- **Exercise brief**
Each line from the top of the listing through the one holding "late_beat_v = [14]" should be restated word for word, with nothing added and no pictures.

Figure scripts
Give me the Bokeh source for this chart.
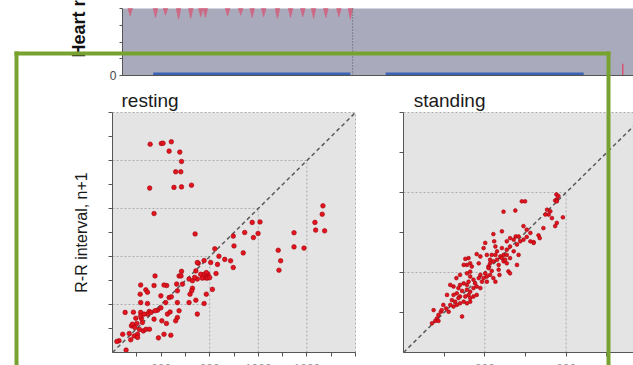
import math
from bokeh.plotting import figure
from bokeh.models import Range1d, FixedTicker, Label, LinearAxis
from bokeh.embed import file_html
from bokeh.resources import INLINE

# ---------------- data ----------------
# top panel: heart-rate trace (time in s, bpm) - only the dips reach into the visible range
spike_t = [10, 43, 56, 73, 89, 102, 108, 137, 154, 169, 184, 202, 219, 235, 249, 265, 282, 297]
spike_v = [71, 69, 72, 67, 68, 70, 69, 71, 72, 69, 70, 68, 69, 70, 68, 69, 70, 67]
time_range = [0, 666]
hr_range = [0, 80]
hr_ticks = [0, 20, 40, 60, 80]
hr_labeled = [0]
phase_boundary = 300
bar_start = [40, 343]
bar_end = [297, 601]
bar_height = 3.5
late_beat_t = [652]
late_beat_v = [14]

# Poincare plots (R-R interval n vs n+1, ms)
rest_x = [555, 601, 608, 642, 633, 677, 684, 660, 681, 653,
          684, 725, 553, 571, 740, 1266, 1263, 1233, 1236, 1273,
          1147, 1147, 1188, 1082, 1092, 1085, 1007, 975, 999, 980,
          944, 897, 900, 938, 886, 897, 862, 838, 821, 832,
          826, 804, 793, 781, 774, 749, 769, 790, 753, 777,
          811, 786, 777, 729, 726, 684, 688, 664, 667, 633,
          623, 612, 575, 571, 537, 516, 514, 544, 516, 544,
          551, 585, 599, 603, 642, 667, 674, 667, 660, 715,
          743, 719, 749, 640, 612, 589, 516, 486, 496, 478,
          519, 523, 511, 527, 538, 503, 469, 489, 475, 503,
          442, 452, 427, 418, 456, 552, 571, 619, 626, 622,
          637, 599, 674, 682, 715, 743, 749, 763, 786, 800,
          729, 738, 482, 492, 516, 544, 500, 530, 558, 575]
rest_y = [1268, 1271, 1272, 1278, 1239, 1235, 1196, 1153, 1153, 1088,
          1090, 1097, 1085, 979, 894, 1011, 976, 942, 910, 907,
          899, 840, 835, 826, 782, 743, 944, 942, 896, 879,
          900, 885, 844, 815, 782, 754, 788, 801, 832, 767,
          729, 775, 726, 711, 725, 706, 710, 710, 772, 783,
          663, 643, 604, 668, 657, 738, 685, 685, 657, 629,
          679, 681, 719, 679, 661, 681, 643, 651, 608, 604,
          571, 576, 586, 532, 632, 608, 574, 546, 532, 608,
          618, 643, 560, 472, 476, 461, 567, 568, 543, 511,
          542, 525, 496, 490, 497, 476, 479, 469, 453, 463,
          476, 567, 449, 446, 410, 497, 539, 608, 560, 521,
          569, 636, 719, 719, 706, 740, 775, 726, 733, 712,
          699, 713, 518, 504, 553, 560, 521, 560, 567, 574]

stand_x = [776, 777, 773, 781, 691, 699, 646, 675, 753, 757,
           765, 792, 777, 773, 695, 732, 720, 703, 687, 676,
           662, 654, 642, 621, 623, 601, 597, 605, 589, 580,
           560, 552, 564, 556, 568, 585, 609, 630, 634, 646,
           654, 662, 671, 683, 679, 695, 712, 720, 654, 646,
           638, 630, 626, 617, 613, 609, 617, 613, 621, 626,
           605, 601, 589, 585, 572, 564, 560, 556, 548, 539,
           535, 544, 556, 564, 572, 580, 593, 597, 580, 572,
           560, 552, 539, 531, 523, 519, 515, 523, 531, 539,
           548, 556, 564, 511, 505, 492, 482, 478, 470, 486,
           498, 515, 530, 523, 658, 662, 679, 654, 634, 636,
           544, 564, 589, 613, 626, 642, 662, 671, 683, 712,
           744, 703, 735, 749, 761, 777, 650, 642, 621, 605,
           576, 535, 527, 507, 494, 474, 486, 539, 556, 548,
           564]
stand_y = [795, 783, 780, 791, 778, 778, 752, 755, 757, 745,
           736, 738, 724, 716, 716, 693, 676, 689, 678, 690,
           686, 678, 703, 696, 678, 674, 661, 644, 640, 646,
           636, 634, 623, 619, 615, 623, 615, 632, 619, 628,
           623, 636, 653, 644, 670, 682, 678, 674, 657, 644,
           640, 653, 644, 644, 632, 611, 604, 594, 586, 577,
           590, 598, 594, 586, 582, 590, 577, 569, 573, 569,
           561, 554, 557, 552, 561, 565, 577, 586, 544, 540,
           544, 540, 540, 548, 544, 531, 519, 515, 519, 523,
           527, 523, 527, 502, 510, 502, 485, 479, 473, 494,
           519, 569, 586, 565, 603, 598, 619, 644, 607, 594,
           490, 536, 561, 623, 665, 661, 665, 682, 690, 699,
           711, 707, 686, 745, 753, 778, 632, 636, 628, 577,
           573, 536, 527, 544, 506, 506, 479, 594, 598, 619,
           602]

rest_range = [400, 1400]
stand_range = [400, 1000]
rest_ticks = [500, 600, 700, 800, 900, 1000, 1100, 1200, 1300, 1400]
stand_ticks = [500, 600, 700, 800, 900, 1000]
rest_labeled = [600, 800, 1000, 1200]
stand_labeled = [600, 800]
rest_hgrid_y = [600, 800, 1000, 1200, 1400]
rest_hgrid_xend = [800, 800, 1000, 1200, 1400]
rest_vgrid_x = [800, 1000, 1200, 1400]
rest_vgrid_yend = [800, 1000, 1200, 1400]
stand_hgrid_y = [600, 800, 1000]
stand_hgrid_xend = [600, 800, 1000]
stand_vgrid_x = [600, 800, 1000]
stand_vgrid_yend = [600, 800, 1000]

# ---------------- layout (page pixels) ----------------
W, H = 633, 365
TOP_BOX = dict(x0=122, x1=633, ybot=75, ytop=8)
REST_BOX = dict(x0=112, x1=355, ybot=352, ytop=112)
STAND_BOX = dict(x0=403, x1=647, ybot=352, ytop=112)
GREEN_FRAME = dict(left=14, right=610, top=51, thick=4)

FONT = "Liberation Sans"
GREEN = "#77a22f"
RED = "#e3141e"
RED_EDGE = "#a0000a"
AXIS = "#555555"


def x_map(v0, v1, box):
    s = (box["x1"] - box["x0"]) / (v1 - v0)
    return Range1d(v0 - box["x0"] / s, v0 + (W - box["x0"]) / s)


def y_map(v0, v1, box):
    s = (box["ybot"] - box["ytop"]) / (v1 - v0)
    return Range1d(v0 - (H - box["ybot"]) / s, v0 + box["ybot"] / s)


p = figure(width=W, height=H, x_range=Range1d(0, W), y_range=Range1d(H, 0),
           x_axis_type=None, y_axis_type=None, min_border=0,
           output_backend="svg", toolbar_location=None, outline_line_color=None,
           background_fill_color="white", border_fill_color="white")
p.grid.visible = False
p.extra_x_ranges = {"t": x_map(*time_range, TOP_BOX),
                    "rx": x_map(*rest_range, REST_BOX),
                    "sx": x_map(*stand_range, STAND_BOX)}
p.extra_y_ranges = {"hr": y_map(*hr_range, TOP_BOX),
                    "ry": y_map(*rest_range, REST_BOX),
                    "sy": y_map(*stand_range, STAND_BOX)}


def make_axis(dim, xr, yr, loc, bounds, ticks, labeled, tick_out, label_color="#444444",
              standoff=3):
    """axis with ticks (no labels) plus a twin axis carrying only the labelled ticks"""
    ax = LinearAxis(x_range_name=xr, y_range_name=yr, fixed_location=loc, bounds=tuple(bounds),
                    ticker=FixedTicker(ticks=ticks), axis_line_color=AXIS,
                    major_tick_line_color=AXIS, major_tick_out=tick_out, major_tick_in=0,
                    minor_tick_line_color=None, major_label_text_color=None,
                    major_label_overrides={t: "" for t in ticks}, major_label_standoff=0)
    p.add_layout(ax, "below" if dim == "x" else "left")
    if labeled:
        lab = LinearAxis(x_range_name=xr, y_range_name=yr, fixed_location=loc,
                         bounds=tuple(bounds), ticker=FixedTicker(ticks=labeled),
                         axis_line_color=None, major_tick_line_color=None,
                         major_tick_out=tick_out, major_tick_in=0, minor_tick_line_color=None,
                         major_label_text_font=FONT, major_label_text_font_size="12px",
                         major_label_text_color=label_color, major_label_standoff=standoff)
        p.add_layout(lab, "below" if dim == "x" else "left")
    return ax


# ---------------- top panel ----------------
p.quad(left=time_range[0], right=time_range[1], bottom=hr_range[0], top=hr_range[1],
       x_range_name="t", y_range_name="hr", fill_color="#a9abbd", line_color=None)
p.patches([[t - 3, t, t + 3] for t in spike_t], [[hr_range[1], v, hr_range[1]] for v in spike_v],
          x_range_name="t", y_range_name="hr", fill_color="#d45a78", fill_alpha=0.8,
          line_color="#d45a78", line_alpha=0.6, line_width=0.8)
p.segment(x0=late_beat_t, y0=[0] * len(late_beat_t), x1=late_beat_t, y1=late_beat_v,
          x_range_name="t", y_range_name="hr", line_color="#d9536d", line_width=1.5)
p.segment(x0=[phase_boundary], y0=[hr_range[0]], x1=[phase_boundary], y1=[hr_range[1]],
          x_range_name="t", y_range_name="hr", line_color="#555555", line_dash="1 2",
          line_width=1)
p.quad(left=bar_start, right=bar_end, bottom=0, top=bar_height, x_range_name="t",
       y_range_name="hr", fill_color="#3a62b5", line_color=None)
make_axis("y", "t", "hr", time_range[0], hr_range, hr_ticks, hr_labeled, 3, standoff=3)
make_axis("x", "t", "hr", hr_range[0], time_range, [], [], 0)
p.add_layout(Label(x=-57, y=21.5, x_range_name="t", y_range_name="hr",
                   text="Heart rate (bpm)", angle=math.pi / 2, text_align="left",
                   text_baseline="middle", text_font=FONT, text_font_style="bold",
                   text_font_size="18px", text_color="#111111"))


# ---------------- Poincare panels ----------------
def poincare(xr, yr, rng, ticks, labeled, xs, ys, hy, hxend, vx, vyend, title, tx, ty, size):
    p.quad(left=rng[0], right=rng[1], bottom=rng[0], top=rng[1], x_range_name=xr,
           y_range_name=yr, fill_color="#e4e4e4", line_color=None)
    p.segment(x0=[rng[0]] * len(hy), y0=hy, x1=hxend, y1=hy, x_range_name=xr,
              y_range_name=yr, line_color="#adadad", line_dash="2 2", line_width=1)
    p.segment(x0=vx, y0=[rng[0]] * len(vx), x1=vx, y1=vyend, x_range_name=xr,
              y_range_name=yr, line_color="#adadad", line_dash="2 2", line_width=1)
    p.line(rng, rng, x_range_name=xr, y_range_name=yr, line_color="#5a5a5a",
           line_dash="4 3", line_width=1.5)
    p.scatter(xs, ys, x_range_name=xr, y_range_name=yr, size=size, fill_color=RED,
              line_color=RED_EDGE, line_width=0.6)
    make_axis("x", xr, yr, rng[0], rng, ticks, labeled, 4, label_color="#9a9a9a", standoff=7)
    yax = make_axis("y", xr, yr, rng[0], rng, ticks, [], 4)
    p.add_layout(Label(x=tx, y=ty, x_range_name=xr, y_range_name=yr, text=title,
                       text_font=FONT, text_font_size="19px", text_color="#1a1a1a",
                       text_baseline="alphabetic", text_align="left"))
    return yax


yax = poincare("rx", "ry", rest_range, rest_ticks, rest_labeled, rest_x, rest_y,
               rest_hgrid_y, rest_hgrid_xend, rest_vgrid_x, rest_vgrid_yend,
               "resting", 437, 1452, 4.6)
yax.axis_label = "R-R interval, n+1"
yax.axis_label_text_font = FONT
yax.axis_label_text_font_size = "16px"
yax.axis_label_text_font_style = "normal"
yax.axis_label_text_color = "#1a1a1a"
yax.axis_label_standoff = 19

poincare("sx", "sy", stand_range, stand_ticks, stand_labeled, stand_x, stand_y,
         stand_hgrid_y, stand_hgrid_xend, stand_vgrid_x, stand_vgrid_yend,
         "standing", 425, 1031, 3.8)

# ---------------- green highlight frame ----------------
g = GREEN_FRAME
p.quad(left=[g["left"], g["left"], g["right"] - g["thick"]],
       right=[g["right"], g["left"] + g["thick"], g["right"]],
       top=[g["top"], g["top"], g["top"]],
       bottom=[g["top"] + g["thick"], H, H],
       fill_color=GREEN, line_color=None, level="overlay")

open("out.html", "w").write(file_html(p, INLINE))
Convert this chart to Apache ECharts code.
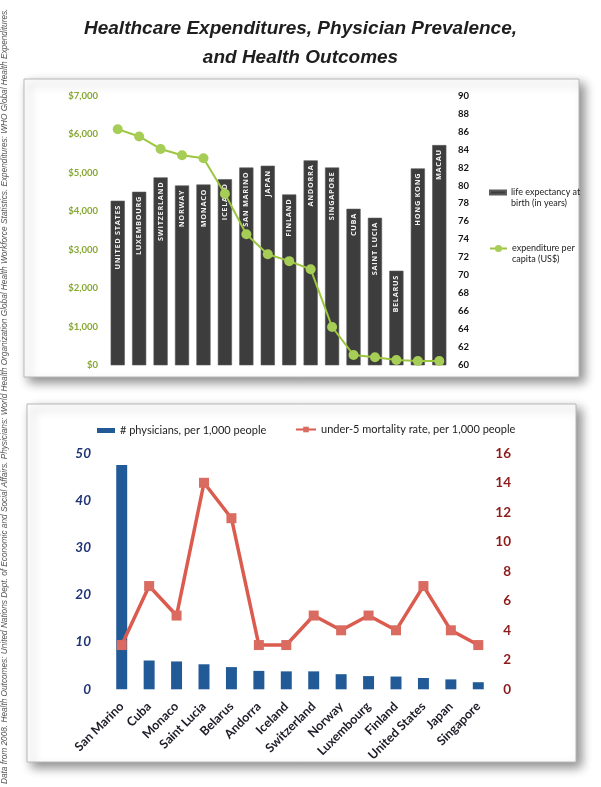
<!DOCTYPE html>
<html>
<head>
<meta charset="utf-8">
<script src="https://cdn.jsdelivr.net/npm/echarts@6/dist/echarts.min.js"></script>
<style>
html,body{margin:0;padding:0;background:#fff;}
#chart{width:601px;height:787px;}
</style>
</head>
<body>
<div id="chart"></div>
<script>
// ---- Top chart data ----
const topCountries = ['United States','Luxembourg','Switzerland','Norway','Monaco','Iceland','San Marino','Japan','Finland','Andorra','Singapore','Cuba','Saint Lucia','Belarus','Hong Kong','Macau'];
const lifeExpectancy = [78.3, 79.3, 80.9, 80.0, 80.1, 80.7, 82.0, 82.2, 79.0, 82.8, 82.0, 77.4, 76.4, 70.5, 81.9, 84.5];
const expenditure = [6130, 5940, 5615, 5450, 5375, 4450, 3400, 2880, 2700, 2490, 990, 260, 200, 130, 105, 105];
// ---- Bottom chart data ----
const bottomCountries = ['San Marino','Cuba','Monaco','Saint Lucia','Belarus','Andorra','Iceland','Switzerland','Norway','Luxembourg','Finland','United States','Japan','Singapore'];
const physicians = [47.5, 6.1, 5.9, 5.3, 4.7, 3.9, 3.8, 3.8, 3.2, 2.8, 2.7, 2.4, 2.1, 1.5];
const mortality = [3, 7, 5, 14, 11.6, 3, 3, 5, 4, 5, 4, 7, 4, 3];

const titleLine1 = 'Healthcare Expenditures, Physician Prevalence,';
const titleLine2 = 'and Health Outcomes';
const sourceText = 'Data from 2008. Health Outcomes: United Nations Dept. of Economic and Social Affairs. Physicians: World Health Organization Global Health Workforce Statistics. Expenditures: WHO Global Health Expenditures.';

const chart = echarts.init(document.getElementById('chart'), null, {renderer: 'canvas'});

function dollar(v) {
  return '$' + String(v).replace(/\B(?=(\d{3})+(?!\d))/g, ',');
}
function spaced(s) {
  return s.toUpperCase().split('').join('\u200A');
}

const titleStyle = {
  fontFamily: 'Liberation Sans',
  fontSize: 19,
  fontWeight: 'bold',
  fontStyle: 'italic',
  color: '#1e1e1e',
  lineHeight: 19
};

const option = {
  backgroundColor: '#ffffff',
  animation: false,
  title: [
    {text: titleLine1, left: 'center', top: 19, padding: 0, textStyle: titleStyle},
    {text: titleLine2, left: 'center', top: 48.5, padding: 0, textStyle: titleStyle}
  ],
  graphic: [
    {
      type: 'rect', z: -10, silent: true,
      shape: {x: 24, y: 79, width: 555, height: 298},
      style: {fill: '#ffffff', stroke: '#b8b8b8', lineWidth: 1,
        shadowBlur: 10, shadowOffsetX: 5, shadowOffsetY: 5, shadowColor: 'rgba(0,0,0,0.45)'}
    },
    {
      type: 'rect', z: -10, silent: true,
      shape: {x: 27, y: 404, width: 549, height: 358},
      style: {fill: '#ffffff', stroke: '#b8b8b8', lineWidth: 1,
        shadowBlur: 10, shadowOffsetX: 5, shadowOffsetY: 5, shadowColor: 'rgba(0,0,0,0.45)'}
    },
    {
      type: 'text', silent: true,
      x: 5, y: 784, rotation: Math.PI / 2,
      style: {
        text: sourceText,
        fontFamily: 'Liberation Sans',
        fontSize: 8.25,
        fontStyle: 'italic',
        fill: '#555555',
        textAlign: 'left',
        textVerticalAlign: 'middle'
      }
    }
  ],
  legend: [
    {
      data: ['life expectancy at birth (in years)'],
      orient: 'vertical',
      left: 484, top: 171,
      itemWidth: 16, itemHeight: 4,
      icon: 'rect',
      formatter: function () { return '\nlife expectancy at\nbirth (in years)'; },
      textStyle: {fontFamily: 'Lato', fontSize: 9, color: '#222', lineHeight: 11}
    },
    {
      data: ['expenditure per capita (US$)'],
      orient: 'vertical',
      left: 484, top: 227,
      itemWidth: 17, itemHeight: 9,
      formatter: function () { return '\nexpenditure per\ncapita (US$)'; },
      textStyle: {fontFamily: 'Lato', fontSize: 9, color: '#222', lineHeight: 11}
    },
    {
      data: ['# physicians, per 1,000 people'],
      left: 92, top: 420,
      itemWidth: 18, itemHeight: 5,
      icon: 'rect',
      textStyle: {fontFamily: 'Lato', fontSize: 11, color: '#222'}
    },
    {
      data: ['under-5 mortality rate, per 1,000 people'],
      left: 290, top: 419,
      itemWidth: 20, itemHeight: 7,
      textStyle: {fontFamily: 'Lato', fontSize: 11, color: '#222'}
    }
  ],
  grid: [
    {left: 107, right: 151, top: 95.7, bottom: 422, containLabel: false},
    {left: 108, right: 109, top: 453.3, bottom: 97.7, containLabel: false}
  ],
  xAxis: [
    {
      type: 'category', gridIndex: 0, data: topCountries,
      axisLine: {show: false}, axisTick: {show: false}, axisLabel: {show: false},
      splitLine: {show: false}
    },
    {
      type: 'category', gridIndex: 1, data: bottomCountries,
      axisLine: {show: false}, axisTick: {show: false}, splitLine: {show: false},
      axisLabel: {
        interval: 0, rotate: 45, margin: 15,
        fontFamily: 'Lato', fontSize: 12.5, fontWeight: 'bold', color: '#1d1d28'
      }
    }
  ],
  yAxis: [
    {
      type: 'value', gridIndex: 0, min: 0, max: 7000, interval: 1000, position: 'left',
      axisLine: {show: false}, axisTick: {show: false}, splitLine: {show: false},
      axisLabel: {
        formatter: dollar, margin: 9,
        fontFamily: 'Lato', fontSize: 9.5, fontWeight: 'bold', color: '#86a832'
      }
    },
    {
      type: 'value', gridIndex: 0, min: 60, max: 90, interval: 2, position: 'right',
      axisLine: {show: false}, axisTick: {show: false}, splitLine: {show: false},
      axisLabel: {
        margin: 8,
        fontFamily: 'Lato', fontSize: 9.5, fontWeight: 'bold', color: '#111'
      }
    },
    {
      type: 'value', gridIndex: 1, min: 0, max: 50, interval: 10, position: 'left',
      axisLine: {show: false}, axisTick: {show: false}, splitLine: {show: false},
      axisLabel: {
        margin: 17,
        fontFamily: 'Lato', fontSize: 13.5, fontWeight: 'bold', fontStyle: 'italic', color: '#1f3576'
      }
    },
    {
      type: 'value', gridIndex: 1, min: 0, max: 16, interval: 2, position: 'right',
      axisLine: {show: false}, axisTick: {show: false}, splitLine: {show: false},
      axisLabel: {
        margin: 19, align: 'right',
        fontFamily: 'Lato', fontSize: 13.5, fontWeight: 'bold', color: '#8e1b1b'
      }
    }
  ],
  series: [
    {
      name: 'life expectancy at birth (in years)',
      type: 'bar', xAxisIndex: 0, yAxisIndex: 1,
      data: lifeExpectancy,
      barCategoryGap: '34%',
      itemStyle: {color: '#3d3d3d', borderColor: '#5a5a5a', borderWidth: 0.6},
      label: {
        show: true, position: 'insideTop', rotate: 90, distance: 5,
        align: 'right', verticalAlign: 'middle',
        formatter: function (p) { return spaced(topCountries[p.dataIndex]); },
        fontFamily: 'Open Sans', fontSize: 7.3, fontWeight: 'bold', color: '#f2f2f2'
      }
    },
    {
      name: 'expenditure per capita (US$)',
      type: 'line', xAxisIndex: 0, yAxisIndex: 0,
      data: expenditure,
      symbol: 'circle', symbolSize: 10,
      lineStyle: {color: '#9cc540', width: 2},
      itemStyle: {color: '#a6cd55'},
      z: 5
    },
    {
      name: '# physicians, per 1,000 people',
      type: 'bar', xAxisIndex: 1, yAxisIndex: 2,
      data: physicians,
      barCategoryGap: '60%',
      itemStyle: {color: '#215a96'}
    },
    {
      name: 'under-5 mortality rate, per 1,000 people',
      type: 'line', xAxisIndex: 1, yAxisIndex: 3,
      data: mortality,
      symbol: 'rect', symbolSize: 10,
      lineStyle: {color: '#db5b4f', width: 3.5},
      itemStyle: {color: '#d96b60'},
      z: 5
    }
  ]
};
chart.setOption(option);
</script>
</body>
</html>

- **Exercise answer**
Give me the Bokeh source for this chart.
import math
from bokeh.plotting import figure
from bokeh.models import Range1d, FixedTicker, Label, LinearAxis
from bokeh.embed import file_html
from bokeh.resources import INLINE

# ---------------- data ----------------
# top panel: heart-rate trace (time in s, bpm) - only the dips reach into the visible range
spike_t = [10, 43, 56, 73, 89, 102, 108, 137, 154, 169, 184, 202, 219, 235, 249, 265, 282, 297]
spike_v = [71, 69, 72, 67, 68, 70, 69, 71, 72, 69, 70, 68, 69, 70, 68, 69, 70, 67]
time_range = [0, 666]
hr_range = [0, 80]
hr_ticks = [0, 20, 40, 60, 80]
hr_labeled = [0]
phase_boundary = 300
bar_start = [40, 343]
bar_end = [297, 601]
bar_height = 3.5
late_beat_t = [652]
late_beat_v = [14]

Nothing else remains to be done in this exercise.